Great talk, and very clear. However, I have a couple of technical questions: • Belief propagation typically works on trees or graphs that are locally tree-like. However, cortical connections are often dominated by local interactions, and the connectivity typically decays (fast) with distance. So the question is how can we reconcile a locally-dominated connectome with belief propagation? • How intricate are the computations in each cortical column? I mean when an inference might depend of multiple non-linear variables. I am thinking of cases such as an xor type of computation, where information from other sources cannot be simply added. Do we need to put some complicated function under the hood of psi?

Maneesh Sahani
2020-10-11 03:05:35

*Thread Reply:* Thanks for the comment and questions. On belief propagation: the idea is that the dense local recurrence implements the exponential family inference for a single variable (a node of the graph) while sparser long-range connections reflect interactions between variables (edges). This assumes a strong compartmentalisation of recurrence in a "column" which is probably not true, so there's work to be done to extend this to a "neural field" sort of structure -- but I think the same basic ideas will carry through. On your second point: indeed, the idea is that \Psi (or, more generally, the recurrence function) can be quite complex, which would presumably be why neural circuits have such rich architectures. However the additive form on the inputs emerges from the factorisation of the distribution associated with the graph, combined with the exponential family form. Factorisation means that messages from neighbours multiply (as in BP), and the exponential form translates that product to a sum.

Hiroaki Gomi
2020-10-11 10:26:45

Hi Maneesh.

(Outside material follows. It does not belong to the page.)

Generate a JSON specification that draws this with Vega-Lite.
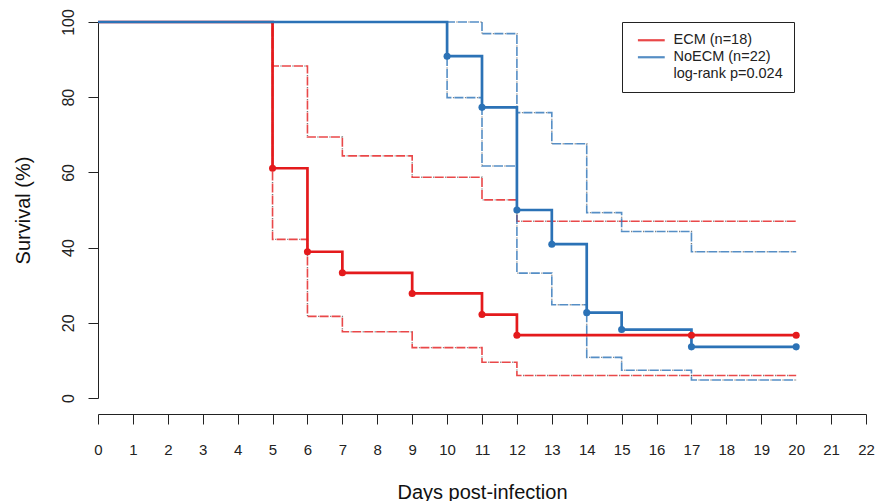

Thank you for your stimulative talk. It’s unfortunate we cannot invite you to Tokyo.  You suggested in your last slide that multiple learning timescale in the recurrent connection. Could you explain more why short-term priors realized by local recurrent connection need to vary independently? And are the time-scales of adaptation in local and global connections predefined inherently or determined in the learning?

Maneesh Sahani
2020-10-11 21:52:34

*Thread Reply:* Hi Hiroaki. Indeed, I do hope we are able to get together somewhere in the world before too long. To expand on the issue you raise: the individual node distributions in the representation we're suggesting are multivariate, and can be quite complex. So, in principle, the entire latent structure could collapse into a single node. Two structural components work against this collapse: the standard one is conditional independence in the graph; but a additional one is provided by variable timescales of adaptation. The decomposition into separate variables can be driven if the local (in time) marginal distributions of two latent variables change over time while the joint factor remains constant; but for this signal to work the way the marginals change needs to be different. I said "independent" but we may not need full statistical independence -- just enough difference to be identifiable. I hope that helps ...

👍 Hiroaki Gomi
Jian Liu
2020-10-14 21:52:30

Nice talk. Maneesh always can make it easy to understand. The questions listed in the end are very insightful.